Corpus Development and Pos Tagging Evaluation for Riau Malay Dialect Using Hidden Markov Model in A Low-Resource Setting

Part-of-Speech Tagging Hidden Markov Model Natural Language Processing Low-Resource Language Bahasa Melayu Dialek Riau Corpus Annotation

Authors

April 22, 2026

Downloads

Natural Language Processing (NLP) plays a crucial role in enabling machines to process and understand human language. One of the fundamental tasks in NLP is Part-of-Speech (POS) tagging, which serves as the foundation for various downstream applications such as parsing, information extraction, and machine translation. However, the development of POS tagging models for low-resource languages remains a significant challenge due to the limited availability of annotated corpora. This study aims to develop a POS-tagged corpus for Bahasa Melayu Dialek Riau (BMDR) and evaluate the performance of a Hidden Markov Model (HMM) as a baseline approach for POS tagging.
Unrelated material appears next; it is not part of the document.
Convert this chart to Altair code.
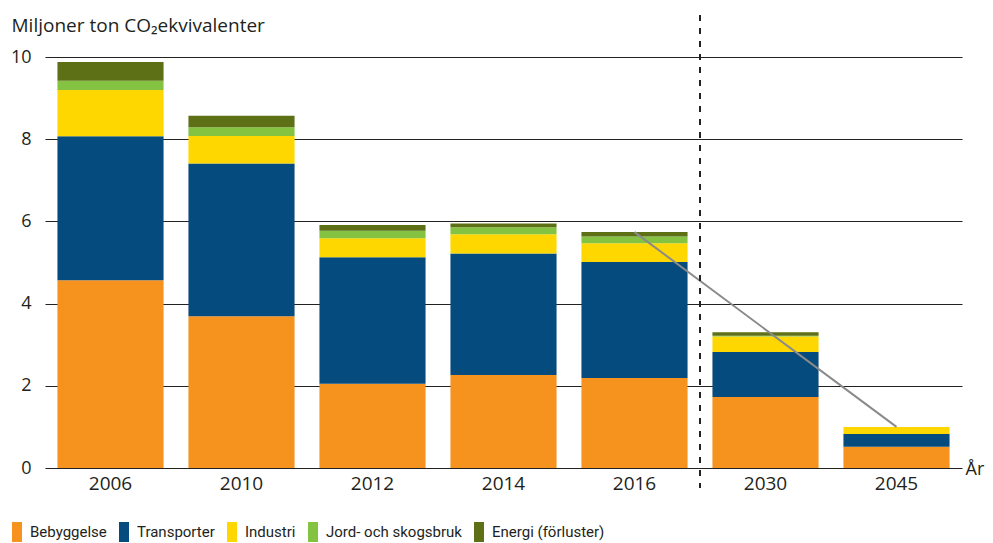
import altair as alt
import pandas as pd

years = ["2006", "2010", "2012", "2014", "2016", "2030", "2045"]
categories = ["Bebyggelse", "Transporter", "Industri", "Jord- och skogsbruk", "Energi (förluster)"]
bebyggelse = [4.57, 3.69, 2.05, 2.26, 2.19, 1.73, 0.52]
transporter = [3.50, 3.72, 3.08, 2.96, 2.82, 1.09, 0.31]
industri = [1.13, 0.67, 0.46, 0.47, 0.46, 0.38, 0.17]
jord = [0.22, 0.21, 0.18, 0.17, 0.16, 0.02, 0.0]
energi = [0.46, 0.28, 0.14, 0.09, 0.11, 0.08, 0.0]
colors = ["#F6921E", "#064B7E", "#FFD700", "#84C341", "#5E7016"]
y_ticks = [0, 2, 4, 6, 8, 10]
trend_years = ["2016", "2045"]
divider_before = ["2030"]

series = [bebyggelse, transporter, industri, jord, energi]
rows = []
for ci, (cat, vals) in enumerate(zip(categories, series)):
    for yr, v in zip(years, vals):
        rows.append({"year": yr, "cat": cat, "value": v, "ord": ci})
df = pd.DataFrame(rows)

totals = df.groupby("year")["value"].sum()
trend_df = pd.DataFrame({"year": trend_years, "total": [totals[y] for y in trend_years]})
div_df = pd.DataFrame({"year": divider_before})

FONT = "Open Sans"
TXT = "#231f20"
W, H = 917, 411
P_INNER = 0.19
STEP = W / len(years)

xscale = alt.Scale(domain=years, paddingInner=P_INNER, paddingOuter=P_INNER / 2)
yscale = alt.Scale(domain=[0, 10])

bars = alt.Chart(df).mark_bar().encode(
    x=alt.X("year:N", scale=xscale,
            axis=alt.Axis(title="År", titleX=920, titleY=6, titleAlign="left",
                          titleBaseline="alphabetic", titleFontSize=18, titleFontWeight="normal",
                          titleFont=FONT, titleColor=TXT, labelAngle=0, labelFontSize=19,
                          labelFont=FONT, labelColor=TXT, labelPadding=6, ticks=False,
                          domain=False)),
    y=alt.Y("value:Q", stack="zero", scale=yscale,
            axis=alt.Axis(values=y_ticks, grid=True, gridColor="#222222", gridWidth=1.2,
                          domain=False, ticks=False, labelPadding=14, labelFontSize=18,
                          labelFont=FONT, labelColor=TXT,
                          title="Miljoner ton CO₂ekvivalenter", titleAngle=0, titleX=-34,
                          titleY=-26, titleAlign="left", titleBaseline="alphabetic",
                          titleFontSize=19, titleFontWeight="normal", titleFont=FONT,
                          titleColor=TXT)),
    color=alt.Color("cat:N", scale=alt.Scale(domain=categories, range=colors),
                    legend=alt.Legend(orient="none", legendX=-38, legendY=465,
                                      direction="horizontal", title=None,
                                      symbolType="M-0.5,-1H0.5V1H-0.5Z", symbolSize=400,
                                      symbolStrokeWidth=0, labelFontSize=15,
                                      labelFont="Roboto",
                                      labelColor=TXT, columnPadding=7, labelOffset=3)),
    order=alt.Order("ord:Q"),
)

trend = alt.Chart(trend_df).mark_line(color="#8a8a8a", strokeWidth=2).encode(
    x=alt.X("year:N", scale=xscale),
    y=alt.Y("total:Q", scale=yscale),
)

divider = alt.Chart(div_df).mark_rule(
    color="#222222", strokeWidth=2, strokeDash=[6, 7], xOffset=-P_INNER * STEP / 2
).encode(
    x=alt.X("year:N", scale=xscale, bandPosition=0),
    y=alt.value(-42),
    y2=alt.value(H + 20),
)

chart = alt.layer(bars, trend, divider).properties(
    width=W, height=H,
    autosize=alt.AutoSizeParams(type="none"),
    padding={"left": 37, "top": 49, "right": 23, "bottom": 80},
).configure_view(stroke=None)

chart.save("out.html", embed_options={"renderer": "svg", "actions": False})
The dataset consists of approximately 600 sentences with around 10,000 tokens, which were manually annotated and validated using Inter-Annotator Agreement. The annotated corpus was then divided into training and testing sets with a ratio of 80:20. Experimental results show that the HMM model achieved an accuracy of 86.8%, with precision, recall, and F1-score values of 85.9%, 85.3%, and 85.6%, respectively. The results indicate that HMM remains a competitive approach for POS tagging in low-resource language settings. Error analysis reveals that lexical ambiguity, Out-of-Vocabulary (OOV) words, and limited training data are the primary factors affecting model performance. This research contributes by providing the first annotated POS corpus for BMDR, evaluating the effectiveness of HMM in a low-resource context, and offering insights into linguistic challenges in regional languages. Future work may explore larger datasets and advanced deep learning models to improve tagging performance.